A city, by a two thirds vote of its city council, ratified by a majority of the voters thereof at' an election called for the purpose, or a town, by action of its selectmen, ratified by a majority of its voters present and voting thereon at a town meeting at which the voting list shall be used, may, for the purpose of supplying water to itself and its inhabitants, purchase of any municipal or other corporation the right to take water from its sources of supply or from its pipes; or may purchase its whole water rights, estates, franchises and privileges, and thereby become entitled to all its rights and privileges and subject to all its duties and liabilities; or, by its board of water commissioners or officers performing like duties, may contract with any such corporation for a supply of water. Any municipal corporation, by its water department, may make such a sale or enter into such a contract to supply water to a city or town.

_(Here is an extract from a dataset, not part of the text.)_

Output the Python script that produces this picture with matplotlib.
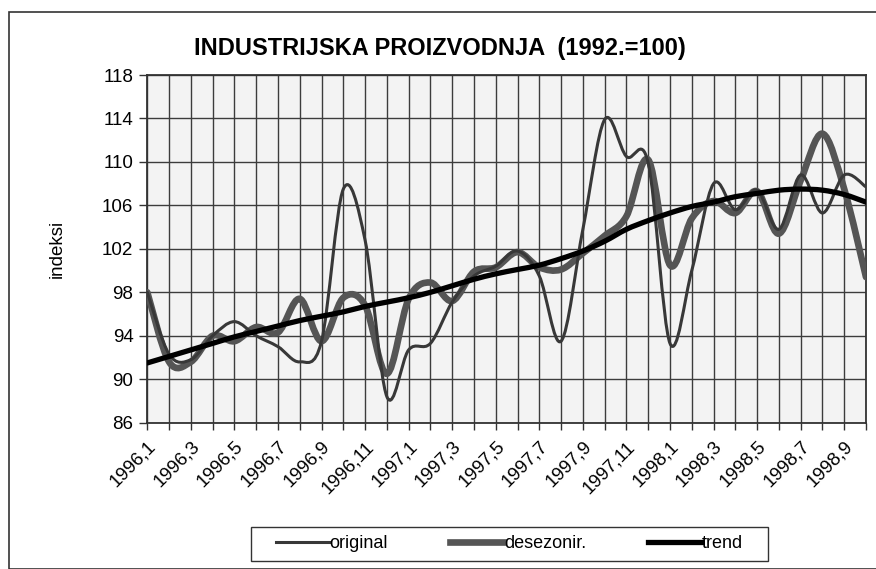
import numpy as np
import matplotlib
matplotlib.use('Agg')
import matplotlib.pyplot as plt
from matplotlib.path import Path
from matplotlib.patches import PathPatch, Rectangle
from matplotlib.lines import Line2D

plt.rcParams['font.family'] = ['Liberation Sans', 'DejaVu Sans']

months = ['1996,%d' % m for m in range(1, 13)] + \
         ['1997,%d' % m for m in range(1, 13)] + \
         ['1998,%d' % m for m in range(1, 11)]

original = [98.0, 92.3, 91.8, 94.0, 95.3, 94.0, 93.0, 91.6, 93.5, 107.5,
            102.8, 88.4, 92.7, 93.3, 97.1, 99.5, 100.4, 101.8, 99.5, 93.5,
            103.8, 113.9, 110.5, 109.9, 93.3, 100.0, 108.0, 105.6, 107.4, 103.8,
            108.8, 105.3, 108.8, 107.7]
desezonir = [98.0, 91.6, 91.6, 94.0, 93.5, 94.8, 94.3, 97.4, 93.5, 97.5,
             96.8, 90.5, 97.4, 98.9, 97.2, 99.9, 100.3, 101.7, 100.3, 100.1,
             101.6, 103.2, 105.0, 110.2, 100.5, 104.8, 106.4, 105.3, 107.3, 103.4,
             108.3, 112.6, 107.5, 99.4]
trend = [91.5, 92.1, 92.7, 93.3, 93.9, 94.4, 94.9, 95.4, 95.8, 96.2,
         96.7, 97.1, 97.5, 98.0, 98.6, 99.2, 99.7, 100.1, 100.5, 101.1,
         101.8, 102.7, 103.8, 104.6, 105.3, 105.9, 106.3, 106.8, 107.1, 107.4,
         107.5, 107.4, 107.0, 106.3]


def smooth_path(y):
    # bezier through the points, like the smoothed lines of the original chart
    x = np.arange(len(y), dtype=float)
    p = np.column_stack((x, np.asarray(y, dtype=float)))
    verts = [p[0]]
    codes = [Path.MOVETO]
    n = len(p)
    for i in range(n - 1):
        p0 = p[i - 1] if i > 0 else p[i]
        p3 = p[i + 2] if i + 2 < n else p[i + 1]
        c1 = p[i] + (p[i + 1] - p0) / 6.0
        c2 = p[i + 1] - (p3 - p[i]) / 6.0
        verts += [c1, c2, p[i + 1]]
        codes += [Path.CURVE4] * 3
    return Path(verts, codes)


fig = plt.figure(figsize=(8.76, 5.69), dpi=100)
fig.patches.append(Rectangle((9/876, 0), 1.0, 1 - 12/569, transform=fig.transFigure,
                             fill=False, edgecolor='#333333', lw=1.2))
# legend box
fig.patches.append(Rectangle((251/876, 1 - 561/569), 517/876, 34/569, transform=fig.transFigure,
                             fill=False, edgecolor='#333333', lw=1.0))

ax = fig.add_axes([147.3/876, 1 - 422.7/569, (866 - 147.3)/876, (422.7 - 75)/569])
ax.set_facecolor('#f3f3f3')

styles = [(original, '#383838', 2.2, 'original'),
          (desezonir, '#555555', 4.8, 'desezonir.'),
          (trend, '#000000', 3.8, 'trend')]
handles = []
for data, col, lw, name in styles[1:2] + styles[0:1] + styles[2:]:
    ax.add_patch(PathPatch(smooth_path(data), fill=False, edgecolor=col, lw=lw,
                           capstyle='round', joinstyle='round', zorder=3))
for data, col, lw, name in styles:
    handles.append(Line2D([], [], color=col, lw=lw, label=name))

ax.set_xlim(0, len(months) - 1)
ax.set_ylim(86, 118)
ax.set_yticks(np.arange(86, 119, 4))
ax.set_xticks(np.arange(len(months)))
ax.set_xticklabels([m if i % 2 == 0 else '' for i, m in enumerate(months)],
                   rotation=45, ha='right', rotation_mode='anchor', fontsize=13.5)
ax.tick_params(axis='y', labelsize=13.5, length=6, width=1, color='#333333', pad=4)
ax.tick_params(axis='x', length=5, width=1, color='#333333', pad=6)
ax.grid(True, color='#3c3c3c', lw=1.0)
ax.set_axisbelow(True)
for s in ax.spines.values():
    s.set_color('#333333')
    s.set_linewidth(1.3)
ax.set_ylabel('indeksi', fontsize=13.5)
ax.yaxis.set_label_coords(-0.114, 0.5)

fig.text(440/876, 1 - 48/569, 'INDUSTRIJSKA PROIZVODNJA  (1992.=100)',
         ha='center', va='center', fontsize=17, fontweight='bold')

leg = fig.legend(handles=handles, loc='center', bbox_to_anchor=(509.5/876, 1 - 544/569),
                 ncol=3, frameon=False, fontsize=13, handlelength=2.9,
                 handletextpad=0.05, columnspacing=3.45, borderpad=0.3)

fig.savefig('out.png', dpi=100)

The evident purpose of the statute is to permit cities and towns, whose water supplies may be unevenly distributed and/or developed among them, to share water and the cost thereof, somewhat as municipal fire departments render mutual aid. See G.L.c. 49, §59A. Such sharing is as much a traditional municipal function as is procuring water from a water company, or supplying it to the town’s inhabitants. It is not, in other words, “trade or commerce” so as to subject a municipality to liability under Chapter 93A. Count VI will therefore be dismissed.

C. The Selectmen Defendants

Finally, it is the Water and Sewer Commission, not the Board of Selectmen, which has “exclusive charge and control of the water department and water system.” G.L.c. 41, §69B (defining powers of water commissioners); see St. 1982, c. 578 (investing the Hopedale Board of Water and Sewer Commissioners with all the powers and duties of water commissioners). When a town has a water department, its contracts for the supply of water — whether procuring it from a water company or another town, or supplying it to another town — are made “by its water department.” G.L.c. 41, §38. The members of the Water and Sewer Commission therefore are, in their representative capacities, proper defendants here as to the remaining counts. The Selectmen are not, and will be dismissed.

ORDER

For the reasons that follow, the defendants’ Motion to Dismiss Counts III - VI of the Complaint is ALLOWED. Counts III, IV, V and VI are dismissed, and defendants Ryan, Collins, and Arcudi are dismissed as to all counts.

The plaintiffs arguments that water is “energy” and that a private water company is a “governmental entity,” so as to except the dealings of these parties from Chapter 30B under sections 1(3) and 1(9) thereof, so torture the plain language of the statute as not to require further discussion.

It is not clear from the bare-bones allegations of the Complaint why the plaintiff would complain of this. The 1948 contract is not attached or much described, and the Complaint does not allege that the contract prohibits Hopedale’s sale of water to a neighboring town (indeed, the complaint is not explicit as to whether the water sold to Mendon was supplied by the plaintiff).